“Celebrate now, knowing that one day EVs will be as common as indoor plumbing, and there will be no reason to celebrate.”
That’s how I wrapped up a post last September on supporting National Plug-in Day, titled “It’s Just a Car.”
It’s now February 2014, and as one might expect, EVs still have a long, long way to go to achieve the popularity of that very essential porcelain throne found in every first-world home, thankfully invented by Sir John Harington in the 16th century, then improved by Thomas Crapper in the 1800s. But on this little patch of real estate that my family and I call home, that far-fetched day has come to pass. Three plug-in electrics are now parked in the driveway of our four-bedroom, three-bath home. An EV to match every toilet in the house, that was my goal, and that’s why they’re all white.

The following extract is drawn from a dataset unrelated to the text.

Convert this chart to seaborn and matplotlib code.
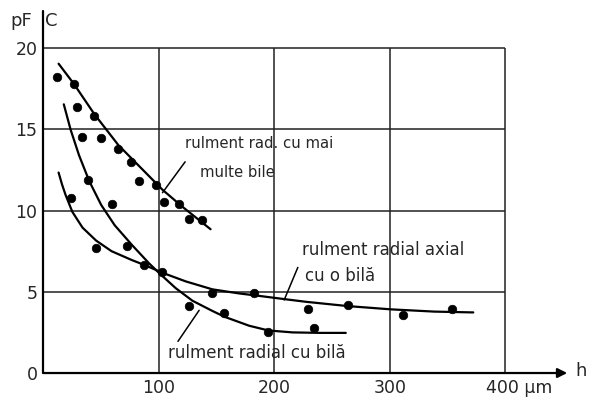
import pandas as pd
import matplotlib
matplotlib.use('Agg')
import matplotlib.pyplot as plt
import seaborn as sns

# h [um] / C [pF] - puncte masurate
h_mai_multe = [12.1, 26.8, 29.2, 44.0, 49.8, 65.2, 76.4, 82.9, 97.6, 104.9, 117.8, 126.5, 137.4]
c_mai_multe = [18.25, 17.8, 16.4, 15.8, 14.45, 13.8, 13.0, 11.8, 11.6, 10.55, 10.4, 9.5, 9.4]

h_radial = [33.4, 39.2, 59.3, 72.6, 103.4, 126.5, 156.6, 194.8, 234.5]
c_radial = [14.55, 11.9, 10.4, 7.8, 6.2, 4.1, 3.68, 2.54, 2.78]

h_axial = [23.9, 46.0, 87.3, 145.9, 182.8, 229.5, 263.7, 311.5, 354.0]
c_axial = [10.76, 7.67, 6.65, 4.94, 4.94, 3.96, 4.19, 3.58, 3.96]

# curbele trasate
h_curba_mai_multe = [13.5, 26.8, 44.5, 65.2, 85.8, 103.4, 120.7, 145.0]
c_curba_mai_multe = [19.04, 17.79, 15.93, 14.03, 12.55, 11.28, 10.23, 8.85]

h_curba_radial = [18.0, 23.9, 31.2, 40.1, 50.4, 62.0, 77.0, 91.8, 101.0, 114.9, 129.3,
                  146.6, 157.5, 178.4, 195.0, 216.0, 240.0, 262.0]
c_curba_radial = [16.54, 14.98, 13.4, 11.8, 10.34, 9.1, 7.88, 6.75, 6.12, 5.22, 4.45,
                  3.82, 3.45, 2.91, 2.62, 2.5, 2.47, 2.47]

h_curba_axial = [13.5, 16.5, 19.5, 25.4, 34.2, 46.0, 59.3, 77.0, 88.8, 103.4, 123.5, 146.6,
                 169.6, 186.8, 208.7, 228.0, 263.7, 300.8, 338.7, 372.3]
c_curba_axial = [12.34, 11.6, 10.97, 9.92, 8.95, 8.15, 7.5, 6.95, 6.62, 6.17, 5.64, 5.15,
                 4.9, 4.75, 4.55, 4.38, 4.12, 3.92, 3.78, 3.73]

y_ticks = [0, 5, 10, 15, 20]
x_ticks = [100, 200, 300]

puncte = pd.concat([
    pd.DataFrame({'h': h_mai_multe, 'C': c_mai_multe, 'tip': 'mai multe bile'}),
    pd.DataFrame({'h': h_radial, 'C': c_radial, 'tip': 'radial'}),
    pd.DataFrame({'h': h_axial, 'C': c_axial, 'tip': 'axial'}),
])
curbe = pd.concat([
    pd.DataFrame({'h': h_curba_mai_multe, 'C': c_curba_mai_multe, 'tip': 'mai multe bile'}),
    pd.DataFrame({'h': h_curba_radial, 'C': c_curba_radial, 'tip': 'radial'}),
    pd.DataFrame({'h': h_curba_axial, 'C': c_curba_axial, 'tip': 'axial'}),
])

sns.set_style('white')
fig = plt.figure(figsize=(5.93, 4.03), dpi=100)
ax = fig.add_axes([0.0725, 0.0744, 0.916, 0.907])

# grila
ax.hlines(y_ticks[1:], 0, 400, color='#222222', lw=1.1)
ax.vlines([100, 200, 300, 400], 0, 20, color='#222222', lw=1.1)

sns.lineplot(data=curbe, x='h', y='C', units='tip', estimator=None, sort=False,
             color='black', lw=1.6, ax=ax)
sns.scatterplot(data=puncte, x='h', y='C', color='black', s=38, edgecolor='black',
                zorder=5, ax=ax)

# axe cu sageti
ax.plot([0, 0], [0, 22.3], color='black', lw=1.6, clip_on=False)
ax.annotate('', xy=(456, 0), xytext=(-2, 0),
            arrowprops=dict(arrowstyle='-|>', color='black', lw=1.6, mutation_scale=14))
ax.text(-9, 21.65, 'pF', fontsize=13, ha='right', va='center')
ax.text(1.5, 21.65, 'C', fontsize=13, ha='left', va='center')
ax.text(461, 0.1, 'h', fontsize=13, ha='left', va='center')
ax.text(383, -0.95, '400 \u03bcm', fontsize=12.5, ha='left', va='center')

# etichete
ax.text(122.5, 14.1, 'rulment rad. cu mai', fontsize=10.7, va='center')
ax.text(135.5, 12.35, 'multe bile', fontsize=10.7, va='center')
ax.plot([123, 103.4], [13.0, 11.1], color='black', lw=1.1)

ax.text(224, 7.6, 'rulment radial axial', fontsize=12, va='center')
ax.text(227, 5.96, 'cu o bilă', fontsize=12, va='center')
ax.plot([220.5, 208.7], [6.5, 4.5], color='black', lw=1.1)

ax.text(108.5, 1.25, 'rulment radial cu bilă', fontsize=12, va='center')
ax.plot([116.8, 135.1], [1.95, 3.86], color='black', lw=1.1)

ax.set_xlim(0, 470)
ax.set_ylim(0, 22.5)
ax.set_xticks(x_ticks)
ax.set_xticklabels([str(t) for t in x_ticks], fontsize=12.5)
ax.set_yticks(y_ticks)
ax.set_yticklabels([str(t) for t in y_ticks], fontsize=12.5)
ax.tick_params(length=0, pad=4)
ax.set_xlabel('')
ax.set_ylabel('')
for s in ax.spines.values():
    s.set_visible(False)
if ax.get_legend() is not None:
    ax.get_legend().remove()

fig.savefig('out.png', dpi=100)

Of course I’m joking. It really happened because I’m a cheapskate, plain and simple. Just ask my wife, she will nod in affirmation while laughing hysterically. A little over a year ago, we were shelling out over $500 every month for gas. When the Focus Electric joined the herd, our gasoline consumption was cut by over a third. This year, after replacing the Focus Electric’s aging ICE backup with a new Volt in January, then trading in my wife’s 2013 Honda Pilot for a fresh RAV4 EV last Sunday, our gas bill should be less than $20/month. Twenty bucks should cover four gallons of regular to be consumed by an ’07 Dodge Ram Hemi driven maybe once a week at the most, and about three quarts of premium since the Volt, which will serve as a commuter twice a week, needs somewhere between a cup and a pint of gas after its battery is depleted to complete the 38-mile daily trek back home that takes me from sea level to all the way up to a 1200ft elevation.

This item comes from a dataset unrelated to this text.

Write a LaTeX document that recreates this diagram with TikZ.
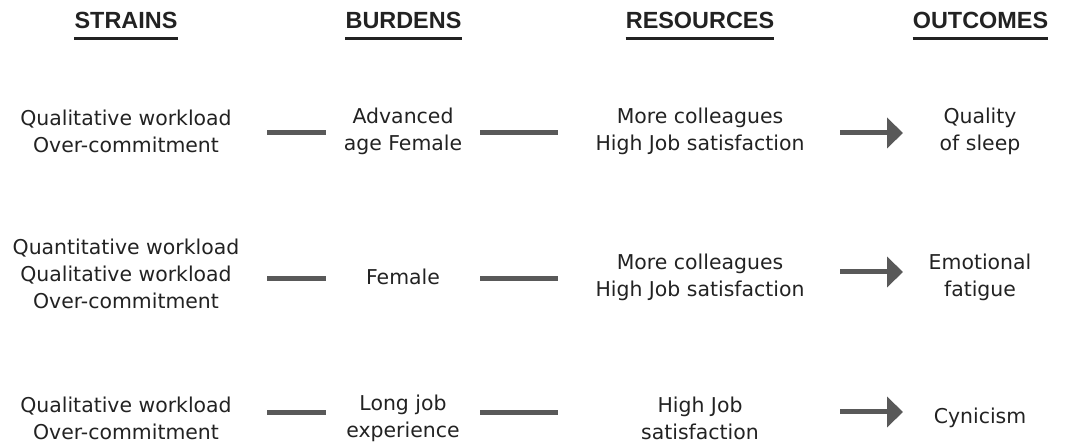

Commuting daily in the Focus Electric consumed about $60 of electricity per month last year. I expect that to increase slightly with using Volt for two out of the five commuting days since the Volt has a slow 3.3kW L2 charger that costs me about 40% more than the Focus to fully replenish when hooked up to the $1/hour L2 EVSEs at work. The RAV4 EV, serving as our new Mother Ship that’s used to chauffeur the boys around town and run errands to the big box stores, shouldn’t cost more than $30/month to charge nightly, so in total I’m guessing that we’ll be spending about $100-$120/month on electricity and gas, much less than the $500+ per month that we were spending at the pump back in 2012.

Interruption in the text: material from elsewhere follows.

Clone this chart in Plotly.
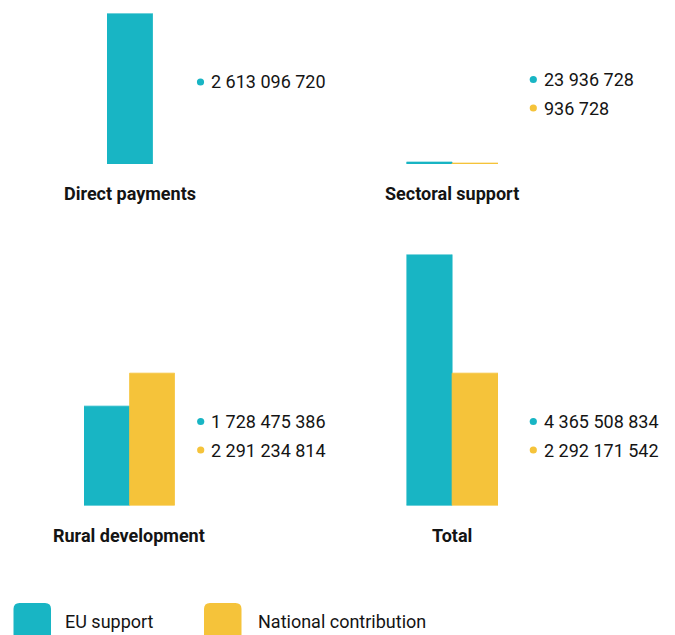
import plotly.graph_objects as go

# ---------------- data ----------------
categories = ["Direct payments", "Sectoral support", "Rural development", "Total"]
series_names = ["EU support", "National contribution"]
eu_support = [2613096720, 23936728, 1728475386, 4365508834]
national_contribution = [None, 936728, 2291234814, 2292171542]

# ---------------- style ----------------
TEAL = "#18B5C4"
YELLOW = "#F5C33A"
TEXT = "#141414"
FONT = "Roboto"
W, H = 675, 635
S = 57.6 / 1e9  # pixels per unit (shared scale)

def px(x):
    return x / W

def py(y):
    return 1 - y / H

# panel boxes in pixels: (x0, x1, baseline y)
panels = [(107, 153, 164), (406.5, 498, 164), (84, 175, 506), (406.5, 498, 506)]
rows = [[0, 1], [2, 3]]
# value label anchor (dot centre x, text start x)
label_x = [(200.5, 211), (533.3, 544), (200.7, 211), (533.3, 544)]

fig = go.Figure()
layout = dict(
    width=W, height=H, margin=dict(l=0, r=0, t=0, b=0),
    paper_bgcolor="white", plot_bgcolor="white",
    showlegend=False, barmode="overlay", bargap=0,
    font=dict(family=FONT, color=TEXT),
)
shapes = []
annotations = []

def vals(i):
    return [v for v in (eu_support[i], national_contribution[i]) if v is not None]

for r in rows:
    row_max = max(max(vals(i)) for i in r)
    for i in r:
        x0, x1, yb = panels[i]
        ytop = yb - S * row_max
        ax = "" if i == 0 else str(i + 1)
        has_nat = national_contribution[i] is not None
        cats = series_names if has_nat else series_names[:1]
        layout["xaxis" + ax] = dict(domain=[px(x0), px(x1)], visible=False,
                                    type="category", categoryarray=cats,
                                    range=[-0.5, len(cats) - 0.5], fixedrange=True)
        layout["yaxis" + ax] = dict(domain=[py(yb), py(ytop)], visible=False,
                                    range=[0, row_max], fixedrange=True)
        fig.add_trace(go.Bar(x=[series_names[0]], y=[eu_support[i]], width=1,
                             marker=dict(color=TEAL, line=dict(color=TEAL, width=0.8)),
                             xaxis="x" + ax, yaxis="y" + ax, hoverinfo="skip"))
        if has_nat:
            fig.add_trace(go.Bar(x=[series_names[1]], y=[national_contribution[i]], width=1,
                                 marker=dict(color=YELLOW, line=dict(color=YELLOW, width=0.8)),
                                 xaxis="x" + ax, yaxis="y" + ax, hoverinfo="skip"))
        # category label
        annotations.append(dict(x=px((x0 + x1) / 2 - 0.5), y=py(yb + 29), xref="paper", yref="paper",
                                text="<b>" + categories[i] + "</b>", showarrow=False,
                                xanchor="center", yanchor="middle",
                                font=dict(family=FONT, size=18, color=TEXT)))
        # value labels
        dx, tx = label_x[i]
        items = [(eu_support[i], TEAL)]
        if has_nat:
            items.append((national_contribution[i], YELLOW))
        ys = [yb - 82] if len(items) == 1 else [yb - 84.5, yb - 56]
        for (v, c), yy in zip(items, ys):
            rr = 3.6
            shapes.append(dict(type="circle", xref="paper", yref="paper",
                               x0=px(dx - rr), x1=px(dx + rr), y0=py(yy + rr), y1=py(yy - rr),
                               fillcolor=c, line=dict(width=0)))
            annotations.append(dict(x=px(tx - 2), y=py(yy), xref="paper", yref="paper",
                                    text=f"{v:,}".replace(",", " "), showarrow=False,
                                    xanchor="left", yanchor="middle",
                                    font=dict(family=FONT, size=18, color=TEXT)))

# ---------------- custom legend ----------------
def rounded_rect(x0, y0, x1, y1, rad):
    pts = [
        f"M {px(x0 + rad)} {py(y0)}",
        f"L {px(x1 - rad)} {py(y0)}",
        f"Q {px(x1)} {py(y0)} {px(x1)} {py(y0 + rad)}",
        f"L {px(x1)} {py(y1 - rad)}",
        f"Q {px(x1)} {py(y1)} {px(x1 - rad)} {py(y1)}",
        f"L {px(x0 + rad)} {py(y1)}",
        f"Q {px(x0)} {py(y1)} {px(x0)} {py(y1 - rad)}",
        f"L {px(x0)} {py(y0 + rad)}",
        f"Q {px(x0)} {py(y0)} {px(x0 + rad)} {py(y0)}",
        "Z",
    ]
    return " ".join(pts)

legend_items = [(series_names[0], TEAL, 13.5, 65), (series_names[1], YELLOW, 204, 258)]
for name, c, sx, tx in legend_items:
    shapes.append(dict(type="path", xref="paper", yref="paper",
                       path=rounded_rect(sx, 603, sx + 37.5, 640, 6),
                       fillcolor=c, line=dict(width=0)))
    annotations.append(dict(x=px(tx - 2.5), y=py(621), xref="paper", yref="paper",
                            text=name, showarrow=False, xanchor="left", yanchor="middle",
                            font=dict(family=FONT, size=18, color=TEXT)))

layout["shapes"] = shapes
layout["annotations"] = annotations
fig.update_layout(**layout)
fig.write_html("out.html")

I knew that as a household we would eventually end up transitioning to mostly electric, but not this soon. Maybe in several years, when choices should be even more diverse and battery costs should have fallen even more. What drove the urgency is that the 40,000 California HOV green stickers for plug-in hybrids and EREVs are running out by this summer, and so far there has been no indication that CARB will increase that. Another thing that’s expected to deplete in a matter of months is the RAV4 EV; expectation is that Toyota is building only 2600 … so when Carson Toyota advertised killer lease deals with zero drive off and payments that were nearly equal to our lease payment on the 2013 Pilot, I signed on the dotted line.
So that’s really the reason why we have three EVs in the driveway. It all comes down to saving pennies. Forty thousand pennies every single month, in my case. And as a bonus, I’m helping to save the planet, which is cool. Nothing to do with indoor plumbing, except for the fact that I hated flushing so much hard-earned cash down the Crapper.